Pakar Hukum Lingkungan UGM beri tiga saran untuk Batam

id ugm, atb

Pakar Hukum Lingkungan UGM beri tiga saran untuk Batam

Tangkapan udara Dam Baloi yang tak bisa lagi digunakan karena pertumbuhan penduduk di area tangkapan air tak terkendali. (Ist)

Harus tetap ada keseimbangan dan keserasian
Batam (ANTARA) - Pakar Hukum Lingkungan Universitas Gajah Mada (UGM) Harry Supriyono menyarankan tiga langkah yang harus dilakukan Kota Batam dalam mengatasi dinamika yang sejalan terhadap beban lingkungan di wilayah setempat.

 "Ada tiga saran.
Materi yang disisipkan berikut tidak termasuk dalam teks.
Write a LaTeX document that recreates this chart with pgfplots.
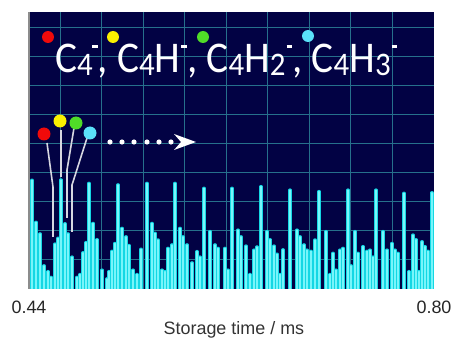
\documentclass[border=0pt]{standalone}
\usepackage{pgfplots}
\usepackage{pgfplotstable}
\pgfplotsset{compat=1.18}
\usepackage{fontspec}
\setmainfont{Liberation Sans}
\newfontfamily\carlito{Carlito}
\definecolor{navy}{RGB}{2,2,68}
\definecolor{gridc}{RGB}{38,112,140}
\definecolor{sig}{RGB}{20,215,228}
\definecolor{sigc}{RGB}{120,245,250}
\definecolor{dred}{RGB}{240,10,10}
\definecolor{dyel}{RGB}{250,240,0}
\definecolor{dgrn}{RGB}{80,220,40}
\definecolor{dcya}{RGB}{90,225,250}
\definecolor{ptr}{RGB}{215,215,225}
\newcommand{\sbs}[1]{\raisebox{-3.5bp}{\fontsize{33}{33}\selectfont #1}}
\newcommand{\dsh}{\rule[24bp]{6bp}{2.6bp}}
\pgfplotstableread{
t h
0.44267 3.75
0.44622 2.30
0.44978 1.90
0.45333 0.80
0.45689 0.60
0.45956 0.40
0.46311 1.55
0.46578 1.75
0.46844 3.76
0.47200 2.25
0.47467 1.90
0.47822 1.10
0.48267 0.40
0.48533 0.50
0.48800 1.25
0.49067 1.60
0.49333 3.64
0.49689 2.26
0.50044 1.70
0.50489 0.65
0.50933 0.35
0.51111 0.60
0.51378 1.30
0.51644 1.57
0.51911 3.59
0.52267 2.09
0.52622 1.80
0.52889 1.50
0.53244 0.65
0.53600 0.50
0.53956 1.37
0.54489 3.64
0.54933 2.26
0.55200 1.92
0.55467 1.69
0.55822 0.65
0.56089 0.60
0.56356 1.40
0.56711 1.52
0.56978 3.64
0.57422 2.09
0.57689 1.80
0.58044 1.52
0.58489 0.90
0.58933 1.29
0.59200 1.10
0.59556 3.47
0.60089 1.98
0.60533 1.52
0.60800 1.40
0.61422 1.40
0.61689 0.65
0.62044 3.47
0.62578 2.03
0.62844 1.80
0.63289 1.48
0.63644 0.50
0.64000 1.34
0.64267 1.45
0.64622 3.53
0.65156 1.98
0.65422 1.70
0.65778 1.48
0.66044 1.20
0.66311 0.50
0.66578 1.35
0.67200 3.41
0.67822 2.03
0.68089 1.80
0.68444 1.52
0.68711 1.34
0.69067 1.30
0.69422 1.69
0.69778 3.36
0.70400 1.98
0.70756 0.50
0.71022 1.23
0.71289 0.65
0.71644 1.34
0.71911 1.40
0.72356 3.41
0.72622 0.80
0.72978 1.98
0.73244 1.23
0.73689 1.46
0.74044 1.30
0.74311 1.34
0.74578 1.10
0.74844 3.41
0.75467 1.98
0.75822 1.34
0.76267 1.57
0.76533 1.34
0.76800 1.23
0.77333 3.30
0.77778 0.60
0.78133 1.86
0.78400 1.70
0.78667 0.60
0.78933 1.63
0.79200 1.46
0.79467 1.30
0.79822 3.32
}\spikes
\begin{document}
\begin{tikzpicture}
\path[use as bounding box] (0,0) rectangle (455bp,340bp);
\begin{axis}[at={(29bp,51bp)}, anchor=south west, scale only axis,
 width=405bp, height=277bp,
 xmin=0.44, xmax=0.80, ymin=0, ymax=9.55,
 axis background/.style={fill=navy},
 xtick={0.46756,0.50450,0.54144,0.57837,0.61531,0.65225,0.68919,0.72612,0.76306},
 xticklabels={}, ytick={1,2,3,4,5,6,7,8,9}, yticklabels={},
 grid=major, major grid style={gridc, line width=1bp},
 major tick length=0pt,
 extra x ticks={0.44,0.80}, extra x tick labels={0.44,0.80},
 extra x tick style={grid=none, major tick length=0pt,
   xticklabel style={font=\fontsize{18}{18}\selectfont, text=black!85, anchor=base, yshift=-24bp}},
 axis line style={draw=none},
 xlabel={Storage time / ms},
 xlabel style={font=\fontsize{18}{18}\selectfont, text=black!80, at={(axis description cs:0.506,0)}, anchor=base, yshift=-45bp},
]
\addplot[ycomb, sig, line width=3.4bp, line cap=round] table[x=t, y=h] {\spikes};
\addplot[ycomb, sigc, line width=1.1bp, line cap=round] table[x=t, y=h] {\spikes};
\end{axis}
\begin{scope}[x=1bp,y=1bp]
\draw[black!45, line width=1.5] (29,51) -- (29,328);
\draw[ptr, line width=1.6] (47,197) -- (53,153) -- (53,103);
\draw[ptr, line width=1.6] (61,210) -- (61,163);
\draw[ptr, line width=1.6] (74,212) -- (67,170) -- (67,122);
\draw[ptr, line width=1.6] (87,202) -- (72,155) -- (72,108);
\fill[dred] (44,206) circle (6.5);
\fill[dyel] (60,219) circle (6.5);
\fill[dgrn] (76,217) circle (6.5);
\fill[dcya] (90,207) circle (6.5);
\foreach \x in {110,122,134,147,159,171} \fill[white] (\x,198) circle (2.6);
\fill[white] (196,198) -- (174,206) -- (181,198) -- (174,190) -- cycle;
\node[anchor=base west, text=white, inner sep=0pt, xscale=0.94] at (55,268)
 {\carlito\fontsize{44}{44}\selectfont C\sbs{4}\kern-1bp\dsh, C\sbs{4}H\kern1bp\dsh, C\sbs{4}H\sbs{2}\kern1bp\dsh, C\sbs{4}H\sbs{3}\kern1bp\dsh};
\fill[dred] (48,303) circle (6);
\fill[dyel] (113,303) circle (6);
\fill[dgrn] (203,303) circle (6);
\fill[dcya] (308,304) circle (6);
\end{scope}
\end{tikzpicture}
\end{document}
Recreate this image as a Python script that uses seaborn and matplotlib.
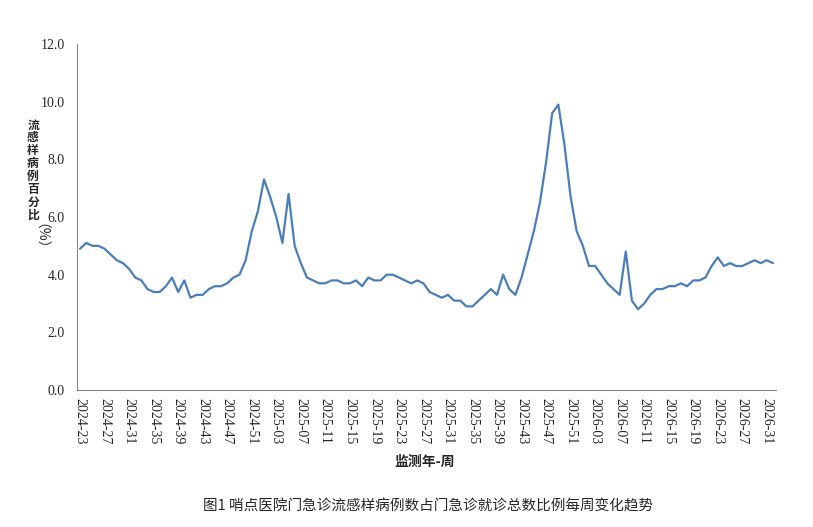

Pertama, Otoritas setempat sudah saatnya melakukan audit lingkungan melalui Kajian Lingkungan Hidup Strategis sebagai evaluasi rencana tata ruang," kata dia kepada Antara di Batam, Kamis.

Kemudian melakukan audit perizinan yang ternyata tidak sesuai kebijakan perlindungan dan pengelolaan lingkungan.

Dan yang terakhir, melakukan penegakan hukum lingkungan baik preventif dan represif sesuai amanat UU No 32 Tahun 2009, tentang Perlindungan dan Pengelolaan Lingkungan Hidup secara konsisten dan berlanjut.

Lebih lanjut ia menyatakan, pembangunan ekonomi di Batam saat ini tidak boleh dipisahkan dengan pembangunan ekologi yang mengacu kepada konsep strategi yang telah diberikan kepada UU, dan tidak bisa dipisahkan.

"Jika tidak dilaksanakan, maka daya dukung dan tampung akan berpotensi tergerus hingga mengakibatkan daya saing kawasan yang juga menurun," katanya.

Ia mengungkapkan, ketika dibangun 30 tahun lalu, tata ruang Kota Batam sudah di desain berdasarkan kemampuan lingkungan pada saat itu, tentu dengan memperhatikan daya dukung dan daya tampung lingkungan. Namun dalam perjalanannya, perkembangan penduduk aktifitas ekonomi bisa menyebabkan daya dukung lingkungan menjadi turun.

Hal ini lanjut dia harus menjadi perhatian para pengambil kebijakan di daerah. Arah kebijakan tidak boleh lepas dari konsep pembangunan berkelanjutan, dan jangan sampai mengorbankan lingkungan.

“Harus tetap ada keseimbangan dan keserasian,” kata Harry.

Harry menambahkan, Kota Batam saat ini tidak memiliki sumber air baku selain dari hujan yang ditampung di waduk-waduk. Hutan menjadi salah satu alternatif yang memiliki peran strategis untuk mengatur curah hujan dan menjaga kualitas waduk dari sedimentasi.

Dalam PP Nomor 13 tahun 2017 tentang Rencana Tata Ruang Nasional menyebutkan, luas hutan lindung untuk wilayah Sumatera minimal harus mencapai 40 persen dari luas wilayah. Dilain pihak, UU Penataan Ruang menyebutkan Ruang Terbuka Hijau  mininal 30 persen dari luas wilayah.

"Untuk mendukung proses itu, maka kuantitas hutan yang ada di Batam juga harus mencukupi," tegasnya.